Advokat senior Medan, Abdul Hakim Siagian, juga menilai pentingnya menjaga keseimbangan antara independensi dengan akuntabilitas peradilan. Ia menilai independensi yang ada saat ini berpotensi mengarah pada absolutisme. Mengutip pandangan Lord Acton yang terkenal, independensi yang absolut berpotensi disalahgunakan secara absolut pula.

Berlindung di balik independensi, hakim tak jarang memutus perkara dengan pertimbangan yang dangkal. Selain itu proses penyelesaian perkara juga tak sesuai lagi dengan asas cepat, sederhana dan berbiaya ringan. “Sekarang Mahkamah Agung banyak memutuskan perkara tetapi cenderung seperti corong undang-undangan,” ujarnya.

Hakim mengajak kalangan perguruan tinggi untuk ‘menggugat’ independensi hakim lewat kajian-kajian terhadap putusan yang dihasilkan Mahkamah Agung. Semua pihak berkepentingan mengharapkan putusan-putusan Mahkamah Agung yang berkualitas.
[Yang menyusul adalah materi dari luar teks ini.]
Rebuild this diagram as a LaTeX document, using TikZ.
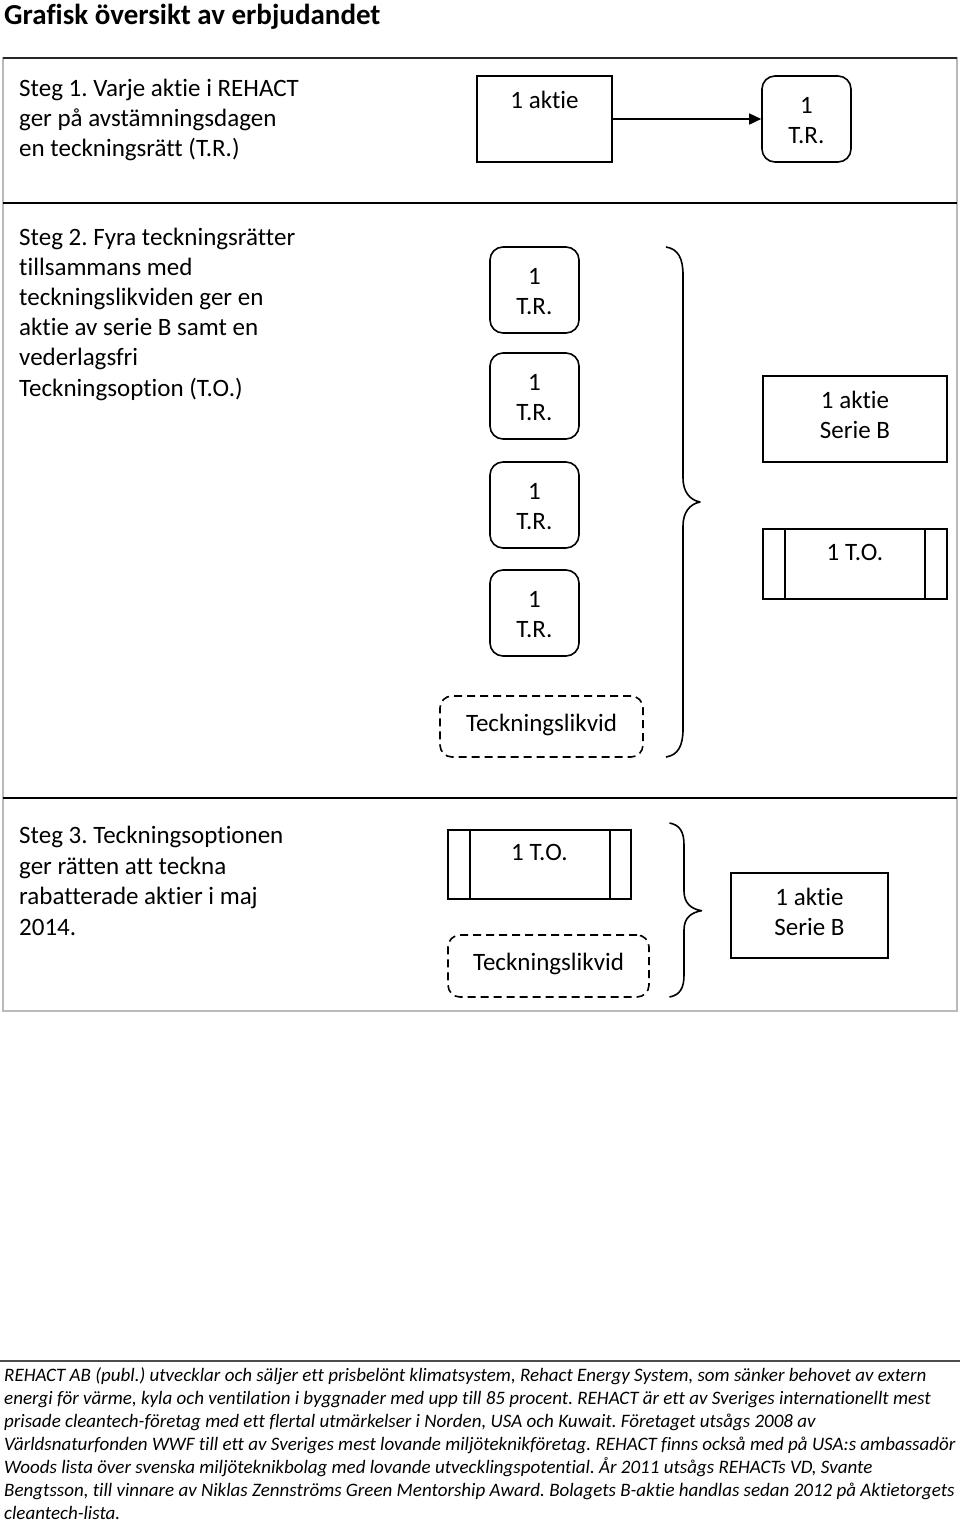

Berkaitan dengan RUU Jabatan Hakim, Komisi Yudisial telah mengusulkan konsep shared responsibility. Konsep ini digali dari kewenangan yang dimiliki Komisi Yudisial baik dalam UUD 1945 maupun UU No. 22 Tahun 2004 tentang Komisi Yudisial, dan perubahannya lewat UU No. 18 Tahun 2011. (Baca juga: Pentingnya Konsep Shared Responsibility dalam Rekrutmen Hakim).

Shared-responsibility (pembagian tanggung jawab bersama)  merefleksikan peran lembaga lain dalam pengelolaan manajemen hakim terkait rekrutmen calon hakim, pembinaan, promosi mutasi, pengawasan hingga pensiun hakim. Konsep ini menekankan pada manajemen pengelolaan hakim, dan melibatkan Komisi Yudisial dalam tanggung jawab pengelolaa tersebut. (Baca juga: MA Sebut Konsep Shared Responsibility Langgar Putusan MK).

Nasib konsep yang diajukan KY sangat bergantung pada pemahaman bersama para pemangku kepentingan dalam proses pembahasan RUU Jabatan Hakim. RUU ini sudah menjadi usul inisiatif DPR. Anggota Komisi III DPR, Raden Muhammad Syafi’i mengatakan arah pembahasan RUU Jabatan Hakim sangat ditentukan oleh political will pemegang kekuasaan. “Kuncinya adalah goodwill penguasa politik,” ujarnya.